Before either scenario can be contemplated, however, both provinces will need to be convinced that the economic benefits of fracking outweigh any potential environmental impacts. That means, the CERI study said, that additional data collection and monitoring of environmental and health impacts are required, along with a “science-based, adaptive and outcomes-based regulatory approach” to unconventional oil and gas development in both provinces.
And, it noted, just that sort of process has evolved in Quebec over the last six or seven years. “It is interesting to note that Quebec presents a unique example of a jurisdiction that has employed a listening-learning-leading approach, transitioning from a moratorium on hydraulic fracking to the introduction of Bill No. 106, the introduction of a new hydrocarbons law in Quebec,” CERI said.
That approach began with listening, through a long series of environmental hearings.
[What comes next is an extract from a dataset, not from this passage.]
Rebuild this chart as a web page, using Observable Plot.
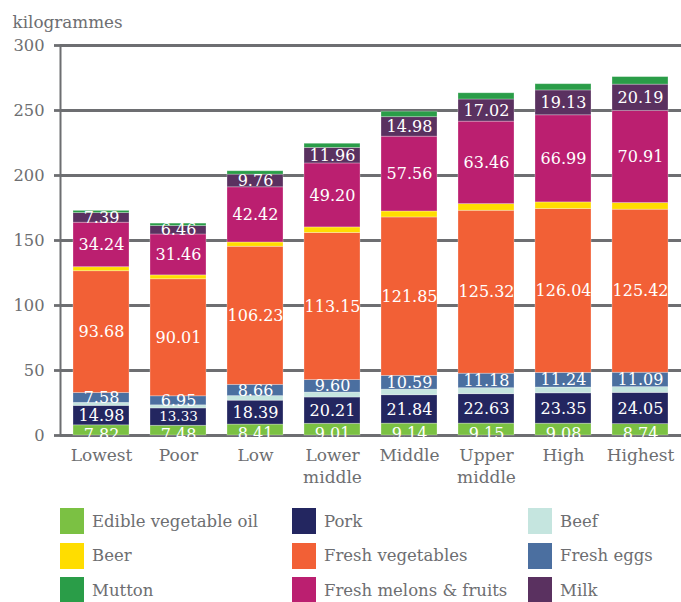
<!DOCTYPE html>
<html>
<head>
<meta charset="utf-8">
<script src="https://cdn.jsdelivr.net/npm/d3@7"></script>
<script src="https://cdn.jsdelivr.net/npm/@observablehq/plot@0.6"></script>
<style>
  html, body { margin: 0; padding: 0; background: #fff; }
  body { width: 681px; height: 602px; overflow: hidden; font-family: "DejaVu Serif", serif; }
  #legend { display: grid; grid-template-columns: 232px 236px auto; padding-left: 60px; margin-top: 9px; }
  .item { display: flex; align-items: center; height: 34.5px; }
  .sw { width: 24px; height: 26px; margin-right: 8px; flex: none; }
  .lb { font-size: 16.5px; color: #6d6e71; white-space: nowrap; }
</style>
</head>
<body>
<div id="chart"></div>
<div id="legend"></div>
<script>
const categories = ["Lowest", "Poor", "Low", "Lower middle", "Middle", "Upper middle", "High", "Highest"];
const seriesNames = ["Edible vegetable oil", "Pork", "Beef", "Fresh eggs", "Fresh vegetables", "Beer", "Fresh melons & fruits", "Milk", "Mutton"];
const seriesColors = ["#7bc143", "#232660", "#c5e5df", "#4b6fa0", "#f26036", "#ffdd00", "#bb1f70", "#5a3160", "#2a9d48"];
const legendOrder = ["Edible vegetable oil", "Pork", "Beef", "Beer", "Fresh vegetables", "Fresh eggs", "Mutton", "Fresh melons & fruits", "Milk"];
const labelledSeries = ["Pork", "Fresh eggs", "Fresh vegetables", "Fresh melons & fruits", "Milk"];
const bottomLabelled = ["Edible vegetable oil"];
const yTicks = [0, 50, 100, 150, 200, 250, 300];

const oil = [7.82, 7.48, 8.41, 9.01, 9.14, 9.15, 9.08, 8.74];
const pork = [14.98, 13.33, 18.39, 20.21, 21.84, 22.63, 23.35, 24.05];
const beef = [2.3, 2.4, 3.5, 3.8, 4.3, 4.6, 4.5, 4.4];
const eggs = [7.58, 6.95, 8.66, 9.60, 10.59, 11.18, 11.24, 11.09];
const vegetables = [93.68, 90.01, 106.23, 113.15, 121.85, 125.32, 126.04, 125.42];
const beer = [3.1, 3.0, 3.3, 4.3, 4.6, 5.1, 5.1, 5.1];
const fruits = [34.24, 31.46, 42.42, 49.20, 57.56, 63.46, 66.99, 70.91];
const milk = [7.39, 6.46, 9.76, 11.96, 14.98, 17.02, 19.13, 20.19];
const mutton = [1.7, 1.9, 2.6, 3.2, 4.2, 4.8, 4.8, 5.8];

const seriesValues = [oil, pork, beef, eggs, vegetables, beer, fruits, milk, mutton];
const data = [];
seriesNames.forEach((s, si) => {
  categories.forEach((c, ci) => {
    data.push({category: c, series: s, value: seriesValues[si][ci]});
  });
});

const gray = "#6d6e71";
// thinner pork segments get a slightly smaller label, as in the source
const labelSize = d => (d.series === "Pork" && d.value < 14) ? 13.5 : 16;
const labelMark = (names, dy) => Plot.text(data, Plot.stackY({
  x: "category", y: "value", z: "series", order: seriesNames,
  text: d => names.includes(d.series) ? d.value.toFixed(2) : null,
  fill: "white", fontSize: labelSize, dy
}));

const plot = Plot.plot({
  width: 681,
  height: 495,
  marginTop: 45,
  marginLeft: 60,
  marginRight: 0,
  marginBottom: 60,
  style: {fontFamily: "DejaVu Serif", fontSize: "16px", color: gray, background: "transparent"},
  x: {domain: categories, paddingInner: 0.27, paddingOuter: 0.15},
  y: {domain: [0, 300]},
  color: {domain: seriesNames, range: seriesColors},
  marks: [
    Plot.ruleY(yTicks, {stroke: gray, strokeWidth: 2.8, strokeOpacity: 1}),
    Plot.frame({anchor: "left", stroke: gray, strokeWidth: 2}),
    Plot.barY(data, {x: "category", y: "value", fill: "series", order: seriesNames, stroke: "white", strokeOpacity: 0.35, strokeWidth: 0.8}),
    labelMark(labelledSeries, 0),
    labelMark(bottomLabelled, 4),
    Plot.axisY({ticks: yTicks, tickSize: 6, tickPadding: 10, stroke: gray, strokeWidth: 2.8, strokeOpacity: 1, label: null, fontSize: 16.3, fill: gray}),
    Plot.axisX({tickSize: 0, tickPadding: 10, label: null, fontSize: 17, fill: gray, lineHeight: 1.3,
      tickFormat: d => d.replace(" ", "\n")}),
    Plot.text(["kilogrammes"], {frameAnchor: "top-left", dx: -48, dy: -29, textAnchor: "start", fontSize: 16.8, fill: gray})
  ]
});
document.getElementById("chart").appendChild(plot);

const color = plot.scale("color");
const legend = d3.select("#legend");
legendOrder.forEach(name => {
  const it = legend.append("div").attr("class", "item");
  it.append("div").attr("class", "sw").style("background", color.apply(name));
  it.append("div").attr("class", "lb").text(name);
});
</script>
</body>
</html>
This was followed by learning, through a variety of environmental assessments and knowledge acquisition plans, and finally culminating in leading, with the introduction of “the capstone, Bill 106.”
As offshore production falls and local demand for natural gas rises, both jurisdictions will need to weigh the options, moving forward, for how and where local demand for natural gas will be met, CERI concluded. “To what extent [development is allowed], to either satisfy their local needs or to become exporters, or perhaps just to import from the US northeast or abroad, the decision has many variables and cannot be taken lightly.”